### Data to use ###

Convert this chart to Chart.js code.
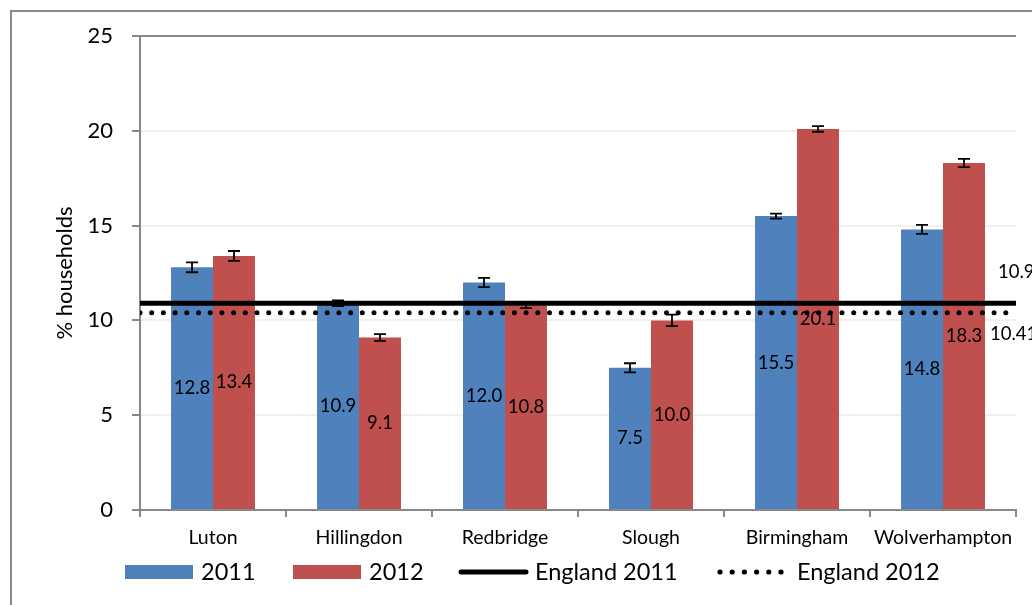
<!DOCTYPE html>
<html><head><meta charset="utf-8">
<script src="https://cdn.jsdelivr.net/npm/chart.js@4"></script>
<style>
html,body{margin:0;padding:0;background:#fff;overflow:hidden;width:1032px;height:605px;}
#frame{position:absolute;left:10px;top:10px;width:1100px;height:700px;border:2px solid #898989;}
#c{position:absolute;left:0;top:0;}
</style></head><body>
<div id="frame"></div>
<canvas id="c" width="1032" height="605"></canvas>
<script>
const categories = ['Luton','Hillingdon','Redbridge','Slough','Birmingham','Wolverhampton'];
const values2011 = [12.8, 10.9, 12.0, 7.5, 15.5, 14.8];
const values2012 = [13.4, 9.1, 10.8, 10.0, 20.1, 18.3];
const errors2011 = [0.26, 0.15, 0.24, 0.24, 0.13, 0.24];
const errors2012 = [0.26, 0.18, 0.15, 0.30, 0.15, 0.22];
const england2011 = 10.9;
const england2012 = 10.41;
const englandLabels = ['10.9', '10.41'];
const yTicks = [0, 5, 10, 15, 20, 25];
const seriesNames = ['2011', '2012', 'England 2011', 'England 2012'];

const FONT = 'Lato';
const errs = [errors2011, errors2012];
const xMin = -0.5, xMax = categories.length - 0.5;
const xBoundaries = categories.map((c, i) => i - 0.5).concat([xMax]);

const barExtras = {
  id: 'barExtras',
  afterDatasetDraw(chart, args) {
    const meta = args.meta;
    if (meta.type !== 'bar') return;
    const ctx = chart.ctx, ys = chart.scales.y;
    const e = errs[args.index];
    ctx.save();
    meta.data.forEach((el, i) => {
      const v = meta._parsed[i].y;
      const t = ys.getPixelForValue(v + e[i]), b = ys.getPixelForValue(v - e[i]);
      ctx.strokeStyle = '#000'; ctx.lineWidth = 1.8;
      ctx.beginPath();
      ctx.moveTo(el.x, t); ctx.lineTo(el.x, b);
      ctx.moveTo(el.x - 6, t); ctx.lineTo(el.x + 6, t);
      ctx.moveTo(el.x - 6, b); ctx.lineTo(el.x + 6, b);
      ctx.stroke();
    });
    ctx.restore();
  },
  afterDatasetsDraw(chart) {
    const ctx = chart.ctx;
    ctx.save();
    ctx.fillStyle = '#000';
    ctx.font = '18.5px ' + FONT;
    ctx.textAlign = 'center'; ctx.textBaseline = 'middle';
    [0, 1].forEach(di => {
      const meta = chart.getDatasetMeta(di);
      meta.data.forEach((el, i) => {
        ctx.fillText(meta._parsed[i].y.toFixed(1), el.x, (el.y + el.base) / 2);
      });
    });
    const offs = [[-18, -31], [-26, 21]];
    ctx.textAlign = 'left';
    [2, 3].forEach((di, k) => {
      const meta = chart.getDatasetMeta(di);
      const p = meta.data[meta.data.length - 1];
      ctx.fillText(englandLabels[k], p.x + offs[k][0], p.y + offs[k][1]);
    });
    ctx.restore();
  },
  afterDraw(chart) {
    const ctx = chart.ctx;
    const ds = chart.data.datasets;
    const cy = 572;
    ctx.save();
    ctx.font = '23.5px ' + FONT;
    ctx.textAlign = 'left'; ctx.textBaseline = 'middle';
    ctx.fillStyle = ds[0].backgroundColor; ctx.fillRect(125, 565, 68, 14);
    ctx.fillStyle = '#000'; ctx.fillText(seriesNames[0], 201, cy);
    ctx.fillStyle = ds[1].backgroundColor; ctx.fillRect(293, 565, 68, 14);
    ctx.fillStyle = '#000'; ctx.fillText(seriesNames[1], 369, cy);
    ctx.strokeStyle = ds[2].borderColor; ctx.lineWidth = 5; ctx.lineCap = 'round';
    ctx.beginPath(); ctx.moveTo(461, cy); ctx.lineTo(526, cy); ctx.stroke();
    ctx.fillText(seriesNames[2], 535, cy);
    ctx.fillStyle = ds[3].borderColor;
    for (let k = 0; k < 6; k++) {
      ctx.beginPath(); ctx.arc(720 + k * 12.2, cy, 2.6, 0, Math.PI * 2); ctx.fill();
    }
    ctx.fillStyle = '#000';
    ctx.fillText(seriesNames[3], 797, cy);
    ctx.restore();
  }
};

new Chart(document.getElementById('c'), {
  type: 'bar',
  data: {
    datasets: [
      { label: seriesNames[0], data: values2011.map((v, i) => ({ x: i, y: v })), backgroundColor: '#4F81BD',
        categoryPercentage: 0.575, barPercentage: 1.0, borderWidth: 0, order: 2 },
      { label: seriesNames[1], data: values2012.map((v, i) => ({ x: i, y: v })), backgroundColor: '#C0504D',
        categoryPercentage: 0.575, barPercentage: 1.0, borderWidth: 0, order: 2 },
      { type: 'line', label: seriesNames[2],
        data: [{ x: xMin, y: england2011 }, { x: xMax, y: england2011 }],
        borderColor: '#000', borderWidth: 5, pointRadius: 0, fill: false, order: 1 },
      { type: 'line', label: seriesNames[3],
        data: [{ x: xMin, y: england2012 }, { x: xMax, y: england2012 }],
        borderColor: '#000', borderWidth: 5, borderDash: [0, 11.7], borderCapStyle: 'round',
        pointRadius: 0, fill: false, order: 1 }
    ]
  },
  options: {
    responsive: false,
    animation: false,
    devicePixelRatio: 1,
    layout: { padding: { top: 36, right: 16, left: 0, bottom: 0 } },
    plugins: { legend: { display: false }, tooltip: { enabled: false } },
    scales: {
      x: {
        type: 'linear', min: xMin, max: xMax, offset: false, position: 'bottom',
        afterBuildTicks: s => { s.ticks = xBoundaries.map(v => ({ value: v })); },
        afterFit: s => { s.height = 95; },
        grid: { offset: false, drawOnChartArea: false, drawTicks: true, tickLength: 7, tickColor: '#888', color: '#888', lineWidth: 2 },
        border: { color: '#888', width: 2 },
        ticks: {
          callback: (v, i) => categories[i] || '',
          labelOffset: 73,
          font: { family: FONT, size: 19.5 }, color: '#000', padding: 9, maxRotation: 0, minRotation: 0, autoSkip: false
        }
      },
      y: {
        min: 0, max: 25, position: 'left',
        afterBuildTicks: s => { s.ticks = yTicks.map(v => ({ value: v })); },
        afterFit: s => { s.width = 140; },
        grid: {
          color: c => (c.tick && c.tick.value === 25) ? '#888' : '#f0f0f0',
          lineWidth: 2, tickColor: '#888', tickLength: 8, drawTicks: true
        },
        border: { color: '#888', width: 2 },
        ticks: { font: { family: FONT, size: 22 }, color: '#000', padding: 19 },
        title: { display: true, text: '% households', font: { family: FONT, size: 22 }, color: '#000', padding: { top: 52, bottom: 0 } }
      }
    }
  },
  plugins: [barExtras]
});
</script>
</body></html>
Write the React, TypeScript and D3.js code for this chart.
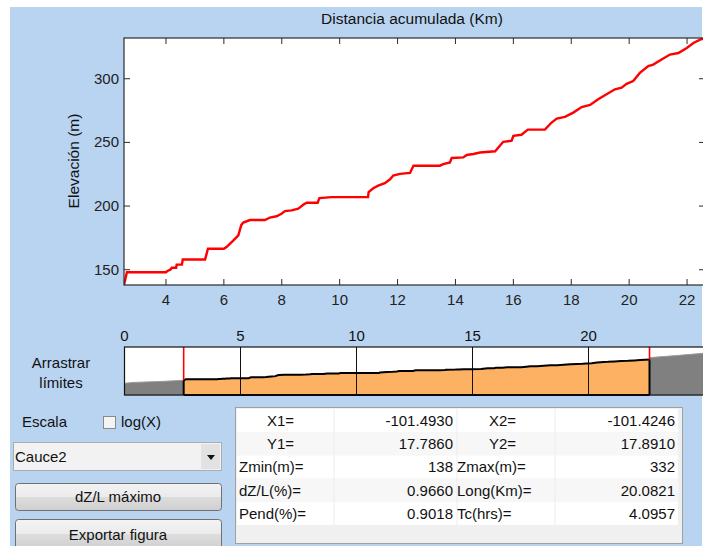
import * as d3 from 'd3'
import React from 'react'

// perfil del cauce (km acumulados, elevacion m)
const profKm = [2.55, 2.6, 2.65, 4.0, 4.05, 4.15, 4.2, 4.35, 4.37, 4.55, 4.58, 5.35, 5.45, 6.0, 6.1, 6.33, 6.5, 6.6, 6.67, 6.9, 7.42, 7.59, 7.82, 7.99, 8.11, 8.34, 8.57, 8.74, 8.86, 9.24, 9.3, 9.72, 10.98, 11.0, 11.16, 11.33, 11.56, 11.74, 11.85, 12.08, 12.43, 12.55, 13.46, 13.58, 13.81, 13.87, 14.27, 14.39, 14.62, 14.85, 15.37, 15.65, 15.94, 16.0, 16.28, 16.5, 17.09, 17.32, 17.5, 17.78, 18.07, 18.36, 18.65, 18.93, 19.22, 19.51, 19.74, 19.91, 20.14, 20.37, 20.66, 20.83, 21.12, 21.41, 21.7, 21.99, 22.22, 22.45, 22.63]
const profZ = [138, 143, 148, 148, 149, 150, 151.5, 151.5, 154, 154, 158, 158, 166.5, 166.5, 168, 173, 177, 185, 187, 189, 189, 191, 192, 194, 196, 196.6, 198, 201, 202.6, 202.6, 206.2, 207, 207, 211, 214, 216, 218, 221, 224, 225.3, 226, 231.7, 231.7, 233, 234.3, 237.8, 238.2, 240.1, 240.9, 242.1, 243, 250.5, 251.3, 255.2, 256, 260, 260, 265.6, 268.7, 270, 273.4, 277.8, 279.4, 283.9, 287.8, 291.7, 293, 296, 298.2, 304.6, 309.9, 311.1, 315.1, 319, 320.2, 324.2, 328.1, 330.7, 332]

// tramos fuera de los limites (barra inferior)
const downKm = [0, 0.4, 1.7, 2.55]
const downZ = [110, 118, 128, 138]
const upKm = [22.63, 23.2, 23.8, 24.4, 25]
const upZ = [350, 360, 370, 381, 392]

const miniTicks = [0, 5, 10, 15, 20]

const labels1 = ['    X1=', '    Y1=', 'Zmin(m)=', 'dZ/L(%)=', 'Pend(%)=']
const values1 = ['-101.4930', '17.7860', '138', '0.9660', '0.9018']
const labels2 = ['    X2=', '    Y2=', 'Zmax(m)=', 'Long(Km)=', 'Tc(hrs)=']
const values2 = ['-101.4246', '17.8910', '332', '20.0821', '4.0957']

const font = 'Liberation Sans, Arial, sans-serif'
const bg = '#B9D4F1'

const App = () => {
  const W = 703, H = 546
  const x = d3.scaleLinear().domain([2.55, 22.63]).range([124, 705.3])
  const y = d3.scaleLinear().domain([138, 332]).range([285, 38])
  const pts = profKm.map((k, i) => [k, profZ[i]] as [number, number])
  const line = d3.line<[number, number]>().x(d => x(d[0])).y(d => y(d[1]))

  const xm = d3.scaleLinear().domain([0, 25]).range([124.5, 704.5])
  const ym = d3.scaleLinear().domain([0, 450]).range([395, 347])
  const area = d3.area<[number, number]>().x(d => xm(d[0])).y0(ym(0)).y1(d => ym(d[1]))
  const mline = d3.line<[number, number]>().x(d => xm(d[0])).y(d => ym(d[1]))
  const down = downKm.map((k, i) => [k, downZ[i]] as [number, number])
  const up = upKm.map((k, i) => [k, upZ[i]] as [number, number])

  const rowH = 23.2
  const rowTop = 409

  return (
    <svg width={W} height={H} style={{ position: 'absolute', left: 0, top: 0 }} fontFamily={font}>
      <rect x={0} y={0} width={W} height={H} fill="#fff" />
      <rect x={10} y={7} width={692} height={H - 7} fill={bg} />

      {/* grafico principal */}
      <defs>
        <clipPath id="plotclip">
          <rect x={124} y={38} width={581} height={247} />
        </clipPath>
      </defs>
      <rect x={124} y={38} width={582} height={247} fill="#fff" />
      <path d={line(pts) || ''} fill="none" stroke="#f00" strokeWidth={2.4} clipPath="url(#plotclip)" />
      <rect x={124} y={38} width={582} height={247} fill="none" stroke="#2b2b2b" strokeWidth={1.2} />
      {x.ticks(10).map(t => (
        <g key={'xt' + t}>
          <line x1={x(t)} x2={x(t)} y1={285} y2={279} stroke="#2b2b2b" />
          <line x1={x(t)} x2={x(t)} y1={38} y2={44} stroke="#2b2b2b" />
          <text x={x(t)} y={305} fontSize={15} textAnchor="middle" fill="#222">{t}</text>
        </g>
      ))}
      {y.ticks(4).map(t => (
        <g key={'yt' + t}>
          <line x1={124} x2={130} y1={y(t)} y2={y(t)} stroke="#2b2b2b" />
          <line x1={705} x2={699} y1={y(t)} y2={y(t)} stroke="#2b2b2b" />
          <text x={119} y={y(t) + 5} fontSize={15} textAnchor="end" fill="#222">{t}</text>
        </g>
      ))}
      <text x={412} y={24} fontSize={15.5} textAnchor="middle" fill="#111">Distancia acumulada (Km)</text>
      <text transform="translate(79,161) rotate(-90)" fontSize={15.5} textAnchor="middle" fill="#111">Elevación (m)</text>

      {/* barra de limites */}
      <text x={61} y={368} fontSize={15} textAnchor="middle" fill="#111">Arrastrar</text>
      <text x={61} y={388} fontSize={15} textAnchor="middle" fill="#111">límites</text>
      <rect x={124.5} y={347} width={580} height={48} fill="#fff" />
      <path d={area(down) || ''} fill="#808080" stroke="#9a9a9a" strokeWidth={1} />
      <path d={area(up) || ''} fill="#808080" stroke="#9a9a9a" strokeWidth={1} />
      <path d={area(pts) || ''} fill="#FDB163" />
      {miniTicks.map(t => (
        <g key={'mt' + t}>
          <line x1={xm(t)} x2={xm(t)} y1={347} y2={395} stroke="#111" strokeWidth={1} />
          <text x={xm(t)} y={341} fontSize={15} textAnchor="middle" fill="#111">{t}</text>
        </g>
      ))}
      <path d={mline(pts) || ''} fill="none" stroke="#000" strokeWidth={2} />
      <line x1={xm(2.55)} x2={xm(2.55)} y1={347} y2={ym(138)} stroke="#f00" strokeWidth={1.6} />
      <line x1={xm(2.55)} x2={xm(2.55)} y1={ym(138)} y2={395} stroke="#000" strokeWidth={2} />
      <line x1={xm(22.63)} x2={xm(22.63)} y1={347} y2={ym(332)} stroke="#f00" strokeWidth={1.6} />
      <line x1={xm(22.63)} x2={xm(22.63)} y1={ym(332)} y2={395} stroke="#000" strokeWidth={2} />
      <line x1={xm(2.55)} x2={xm(22.63)} y1={395} y2={395} stroke="#000" strokeWidth={2} />
      <rect x={124.5} y={347} width={580} height={48} fill="none" stroke="#111" strokeWidth={1.2} />

      {/* controles */}
      <text x={22} y={427} fontSize={15} fill="#111">Escala</text>
      <rect x={103.5} y={416.5} width={12} height={12} fill="#f4f4f4" stroke="#8a8a8a" />
      <text x={121} y={427} fontSize={15} fill="#111">log(X)</text>

      <rect x={13.5} y={442.5} width={208} height={28} fill="#f2f2f2" stroke="#acacac" />
      <rect x={201} y={444} width={19} height={25} fill="#e2e2e2" />
      <text x={15} y={462} fontSize={15} fill="#111">Cauce2</text>
      <path d="M207,455 L215,455 L211,460 Z" fill="#111" />

      <defs>
        <linearGradient id="btn" x1="0" x2="0" y1="0" y2="1">
          <stop offset="0" stopColor="#f3f3f3" />
          <stop offset="0.5" stopColor="#ebebeb" />
          <stop offset="0.5" stopColor="#dddddd" />
          <stop offset="1" stopColor="#cfcfcf" />
        </linearGradient>
      </defs>
      <rect x={15.5} y={483.5} width={206} height={27} rx={3} fill="url(#btn)" stroke="#707070" />
      <text x={118} y={502} fontSize={15} textAnchor="middle" fill="#111">dZ/L máximo</text>
      <rect x={15.5} y={519.5} width={206} height={30} rx={3} fill="url(#btn)" stroke="#707070" />
      <text x={118} y={540} fontSize={15} textAnchor="middle" fill="#111">Exportar figura</text>

      {/* tabla */}
      <rect x={235.5} y={407.5} width={447} height={136} fill="#f0f0f0" stroke="#a0a0a0" />
      {labels1.map((l, i) => (
        <g key={'r' + i}>
          <rect x={237} y={rowTop + i * rowH} width={441} height={rowH} fill={i % 2 === 0 ? '#ffffff' : '#f7f7f7'} />
          <line x1={334} x2={334} y1={rowTop + i * rowH} y2={rowTop + (i + 1) * rowH} stroke="#ececec" />
          <line x1={457} x2={457} y1={rowTop + i * rowH} y2={rowTop + (i + 1) * rowH} stroke="#ececec" />
          <line x1={555} x2={555} y1={rowTop + i * rowH} y2={rowTop + (i + 1) * rowH} stroke="#ececec" />
          <text x={l.startsWith(' ') ? 267 : 239} y={rowTop + i * rowH + 17} fontSize={15} fill="#111">{l.trim()}</text>
          <text x={453} y={rowTop + i * rowH + 17} fontSize={15} textAnchor="end" fill="#111">{values1[i]}</text>
          <text x={labels2[i].startsWith(' ') ? 489 : 457} y={rowTop + i * rowH + 17} fontSize={15} fill="#111">{labels2[i].trim()}</text>
          <text x={675} y={rowTop + i * rowH + 17} fontSize={15} textAnchor="end" fill="#111">{values2[i]}</text>
        </g>
      ))}
    </svg>
  )
}

export default App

###

_Given task_. From the records above, copy only the lines running from the line holding "Write the React, TypeScript" through the line holding "import React from 'react'", with no pictures.

_Result of this exercise_.
Write the React, TypeScript and D3.js code for this chart.
import * as d3 from 'd3'
import React from 'react'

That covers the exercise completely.